A Song of Entry
This is a fairly recent (ca 2002) depiction of Jesus’s Triumphal Entry from the Bulgairan artist Julia Stankova. In many respects — the color, the composition; the shape of the buildings, the characters and the rocks; even some of the marks of age — this looks like a traditional icon. Yet the image is oddly distorted: bent, as though warped by a funhouse mirror. The Holy One, coming to his people enthroned on a donkey, takes on an alien appearance: his peaceful and luminous features distorted. But perhaps, it is not he who is distorted, but the earth — its curvature here compressed, and his properly-proportioned figure is there beyond our comprehension. Perhaps it is that he is not only too divine, but too human for us to receive him.

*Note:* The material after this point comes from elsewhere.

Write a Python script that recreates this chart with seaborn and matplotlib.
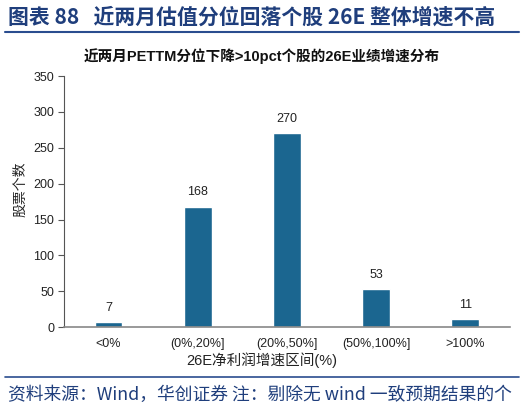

When he entered Jerusalem, the whole city was stirred up, saying, “Who is this?”
— Matthew 21:10
Palm Sunday
Texts for Today
Prayer
Almighty and everlasting God, in your tender love for us you sent your Son our Savior Jesus Christ to take upon himself our nature, and to suffer death upon the cross, giving us the example of his great humility: Mercifully grant that we may walk in the way of his suffering, and come to share in his resurrection; through Jesus Christ our Lord, who lives and reigns with you and the Holy Spirit, one God, for ever and ever.
ლოცვა - Galoba (The Prayer)
The vivacious Georgian folk group Trio Mandili perform a (relatively) recent poem by the 19th C Georgian nationalist Ilia Chavchavadze. Although performed in a church and in the style of liturgical music with which the trio would be familiar, this is actually very much a paraliturgical piece. Romantic and nationalistic themes lie behind the poets expression … and the performance of his piece, which is offered on behalf of the victims and those who continue to suffer in the war presently being inflicted on Ukraine and its people. But drawing these affections into the grammar of faith is important: we are reminded that the drama we celebrate as Christ comes to Jerusalem and there is crushed by the machinations of his age that what we celebrate in our faith does not altogether transcend history, but it is its secret meaning and fulfillment. The Christ who entered once into Jerusalem in history enters still into a world that both rejoices and rejects him: and we are caught up in the terror and the drama and the mystery of this Act.
Here are the words of the poem, in translation:
With tenderness I stand before thee on my knees;
I ask for neither wealth nor glory;
I won't debase my holy prayer with earthly matters.
I would wish for my soul to rest in heaven,
My heart to be radiant with love heralded by thee,
Even if they pierce me in the heart:
“Forgive them Lord, for they know not what they do!"